Sabe, a gente se acostuma tanto a resolver as coisas no calor do momento, tipo um comentário rápido nas redes, um pedido de delivery com um toque no app, ou até um clique que evita uma conversa de verdade. E, sem nem notar, acabamos passando pro Estado o controle sobre o que antes resolvíamos no dia a dia, entre amigos ou família. É engraçado pensar nisso, né? Como o Supremo Tribunal Federal foi se infiltrando devagarinho na nossa rotina íntima. Quase como aquele tio sabichão que sempre tem a resposta na ponta da língua, mas que, de tanto ajudar, vira consulta pra tudo, até pro que daria pra decidir num almoço de domingo descontraído.
Essa invasão tem até nome chique: judicialização da política. Um troço que pegou força ultimamente e, no começo, parecia só uma rede de segurança. Se o Executivo e o Legislativo pisassem na bola com direitos básicos, tinha ali uma instância pra dar um jeito. A Constituição de 88, com aquele ar todo cidadão, transformou o Judiciário num guardião ativo, não só um juiz de brigas particulares. Era uma ideia legal, tipo um colchão emocional contra abusos de poder.
Só que o tempo voa. Hoje em dia, o STF tá decidindo sobre vacinação obrigatória, políticas de educação, descriminalização de certas coisas, novos tipos de família e até como rolam as políticas públicas. Não é que o Supremo seja metido a besta, querendo mandar em tudo, não. É mais a sociedade que corre pra lá sempre que as expectativas não batem com o que a política normal oferece: debate aberto e voto.
A Constituição diz que os Poderes são independentes e harmônicos (artigo 2º, pra quem curte detalhes precisos). Cada um com seu papel, mas ninguém pode se esconder. Quando o Legislativo foge de temas polêmicos e o Executivo mira só na próxima eleição, o povo acaba, quase por instinto, batendo na porta do Supremo.
E eles abrem, claro. Porque ignorar uma ação que grita violação de direitos ia contra o artigo 102, que os coloca como os grandes protetores da Carta. O que era exceção virou rotina. Em vez de leis debatidas no Congresso, a gente tem decisões judiciais que valem pra todo mundo, tecnicamente impecáveis, mas que nem sempre conversam com o que o povão pensa.
Talvez o equilíbrio que falta seja esse: ver que o Judiciário é crucial pra barrar excessos e assegurar direitos, mas que a democracia respira de participação, de convencimento, de brigas que levam a acordos. Não é fácil, admito. Discutir aborto, meio ambiente ou liberdade de expressão pede peito (e a gente nem sempre tem). É tentador jogar pro STF essa coragem pronta, enquanto a vida segue no piloto automático.

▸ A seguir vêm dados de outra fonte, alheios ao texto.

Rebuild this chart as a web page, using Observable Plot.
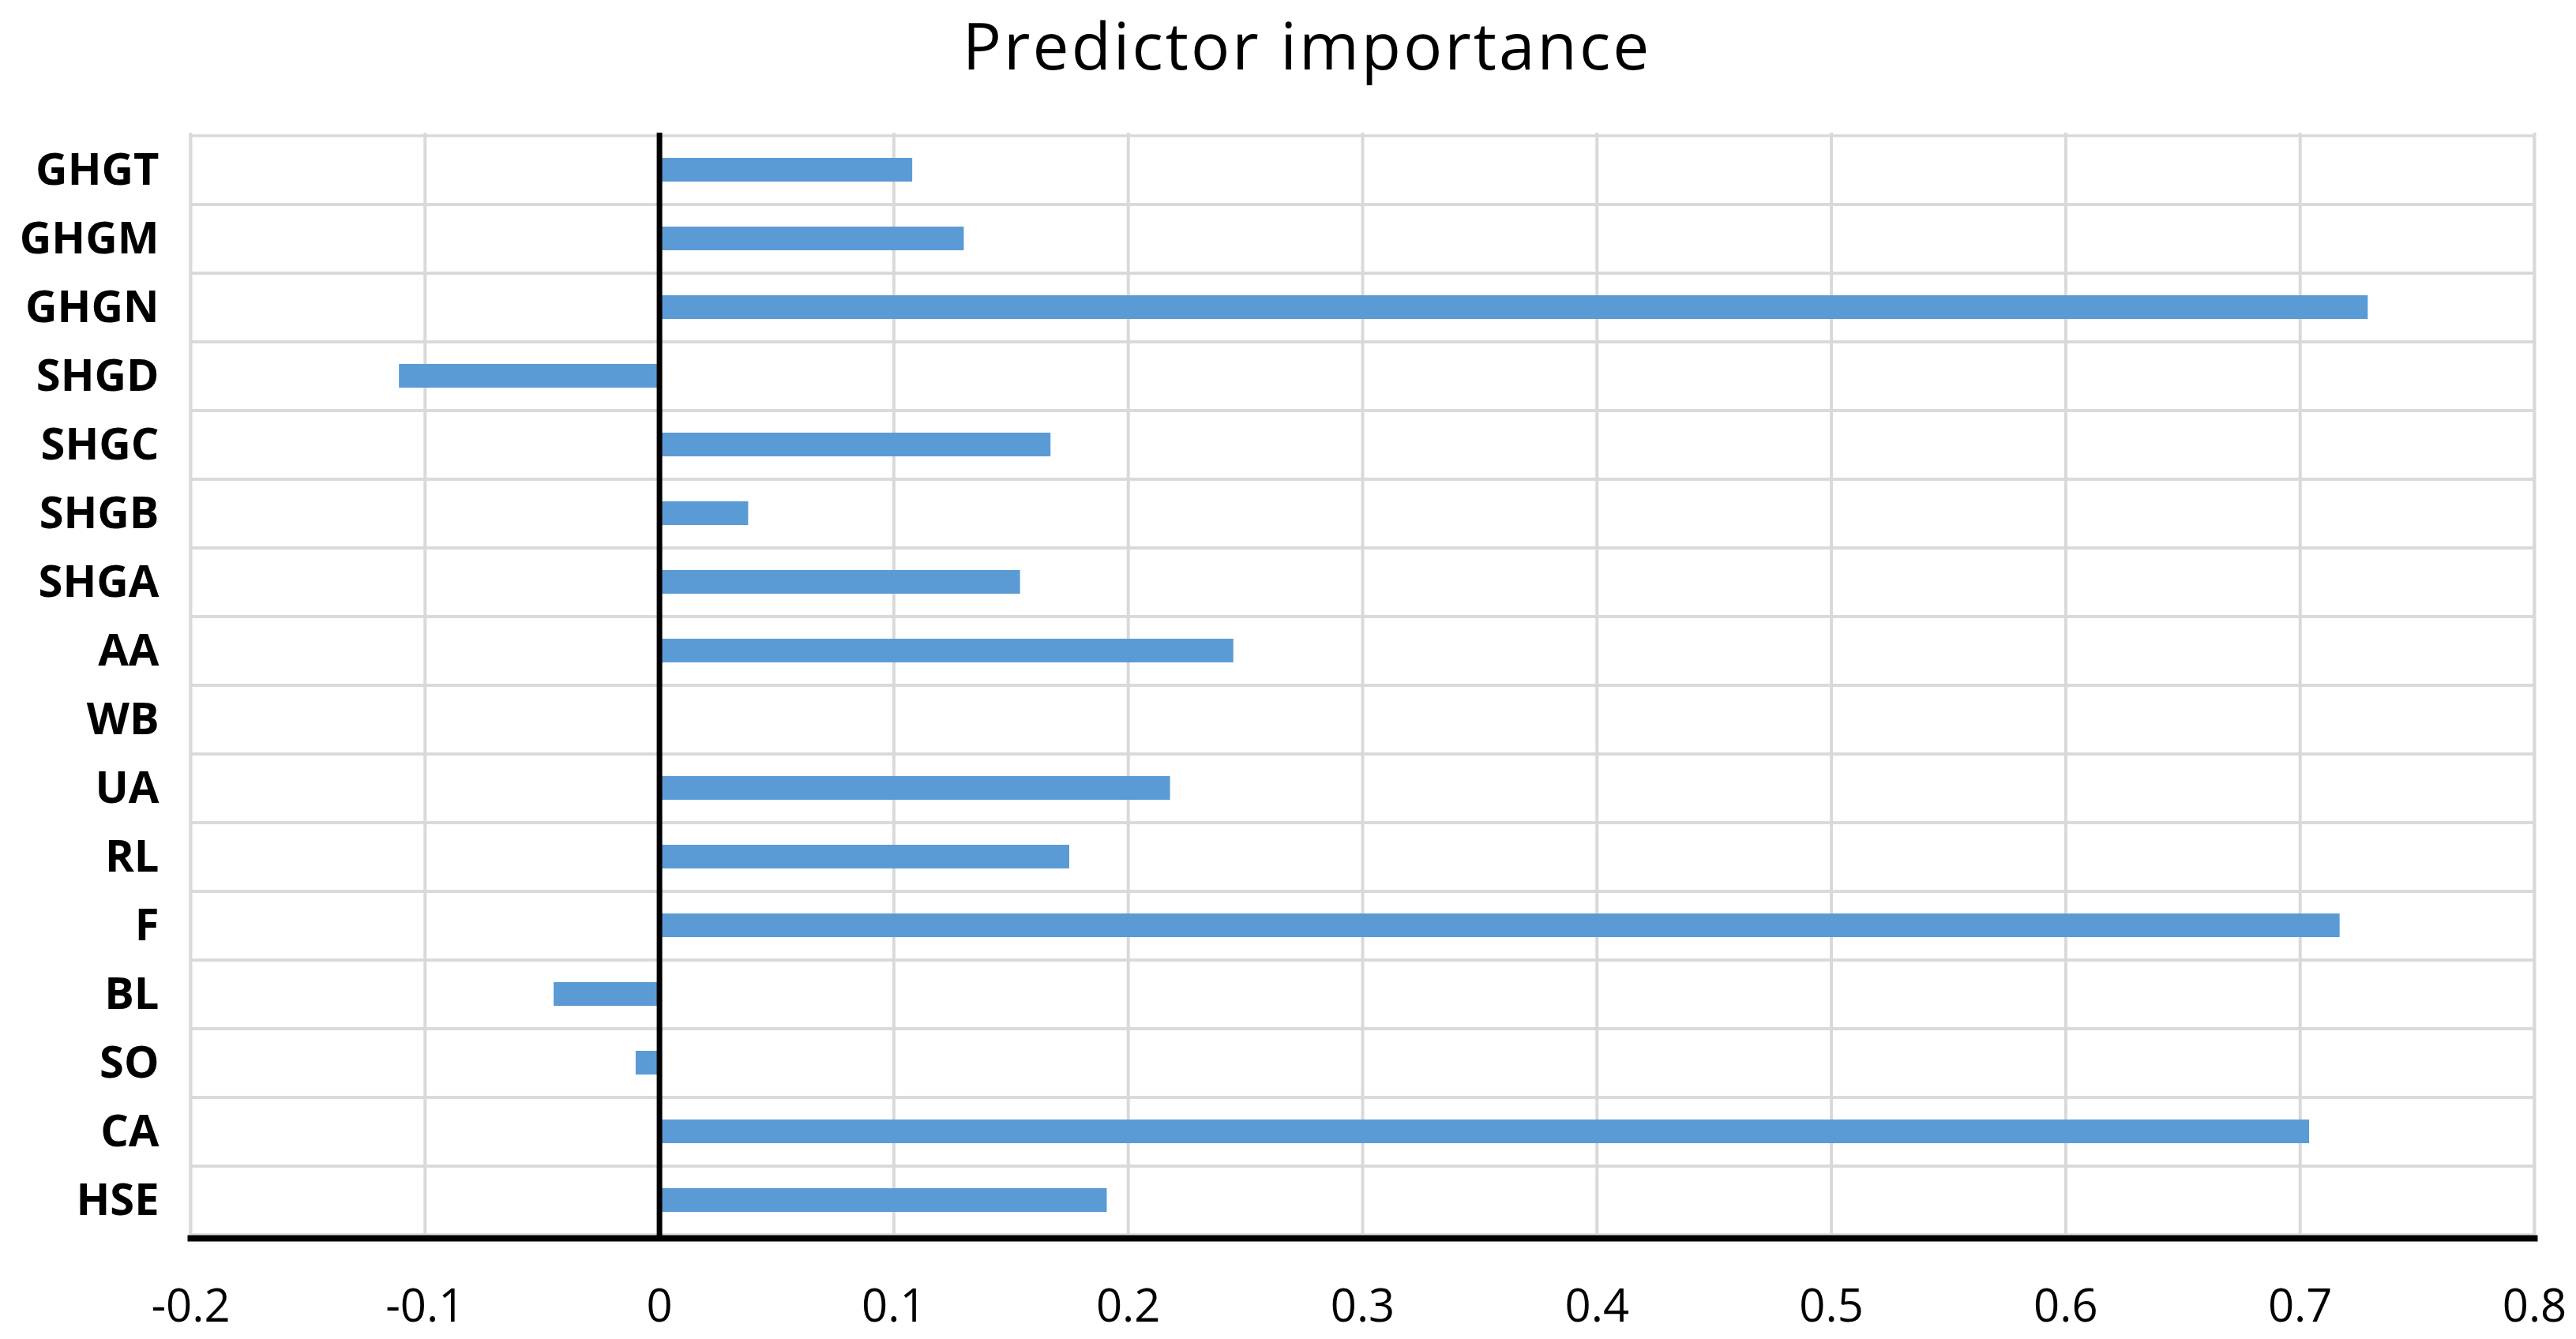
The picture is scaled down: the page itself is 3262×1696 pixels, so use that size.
<!DOCTYPE html>
<html>
<head>
<meta charset="utf-8">
<script src="https://cdn.jsdelivr.net/npm/d3@7"></script>
<script src="https://cdn.jsdelivr.net/npm/@observablehq/plot@0.6"></script>
<style>
  html, body { margin: 0; padding: 0; background: #ffffff; }
  #title {
    box-sizing: border-box;
    width: 3262px;
    height: 130px;
    padding-top: 0px;
    padding-left: 48px;
    text-align: center;
    font-family: "Open Sans", sans-serif;
    font-size: 82px;
    line-height: normal;
    letter-spacing: 3px;
    color: #000000;
  }
  #chart svg { display: block; }
</style>
</head>
<body>
<div id="title">Predictor importance</div>
<div id="chart"></div>
<script>
const categories = ["GHGT","GHGM","GHGN","SHGD","SHGC","SHGB","SHGA","AA","WB","UA","RL","F","BL","SO","CA","HSE"];
const importance = [0.108, 0.130, 0.729, -0.111, 0.167, 0.038, 0.154, 0.245, 0, 0.218, 0.175, 0.717, -0.045, -0.010, 0.704, 0.191];
const xTicks = [-0.2, -0.1, 0, 0.1, 0.2, 0.3, 0.4, 0.5, 0.6, 0.7, 0.8];
const xTickLabels = ["-0.2", "-0.1", "0", "0.1", "0.2", "0.3", "0.4", "0.5", "0.6", "0.7", "0.8"];

const data = categories.map((c, i) => ({predictor: c, value: importance[i]}));
const fmt = d => xTickLabels[xTicks.indexOf(d)];

const chart = Plot.plot({
  width: 3262,
  height: 1560,
  marginTop: 38,
  marginBottom: 122,
  marginLeft: 241,
  marginRight: 53,
  style: {fontFamily: "'Open Sans', sans-serif", color: "#000000", background: "#ffffff"},
  x: {domain: [-0.2, 0.8], axis: null},
  y: {domain: categories, padding: 0, axis: null},
  marks: [
    Plot.ruleX(xTicks, {stroke: "#d9d9d9", strokeWidth: 4}),
    Plot.barX(categories, {y: d => d, x1: -0.2, x2: 0.8, fill: "none", stroke: "#d9d9d9", strokeWidth: 3.5}),
    Plot.barX(data, {y: "predictor", x: "value", fill: "#5B9BD5", insetTop: 28, insetBottom: 29}),
    Plot.ruleX([0], {stroke: "#000000", strokeWidth: 7}),
    Plot.frame({anchor: "bottom", stroke: "#000000", strokeWidth: 8}),
    Plot.axisX({ticks: xTicks, tickFormat: fmt, tickSize: 0, tickPadding: 64, fontSize: 58, label: null}),
    Plot.axisY({tickSize: 0, tickPadding: 40, fontSize: 56, fontWeight: "bold", label: null})
  ]
});
document.getElementById("chart").appendChild(chart);
</script>
</body>
</html>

Mas é nesse gap entre precisar decidir e temer o papo reto que a política murcha. E quando ela recua, o Supremo avança, não por ego, mas por obrigação constitucional.
Quem sabe chegou a hora de pegarmos de volta um pedaço dessa responsabilidade coletiva? De aceitar que certas escolhas, por mais duras, precisam vir do voto e da conversa honesta. O STF vai seguir vigiando nossos direitos (graças a Deus por isso), mas uma sociedade crescida sabe que nem toda dor vira processo. Algumas merecem virar diálogo mesmo.
No fundo, democracia é isso aí: a habilidade de decidir em grupo, mesmo quando a gente discorda feio.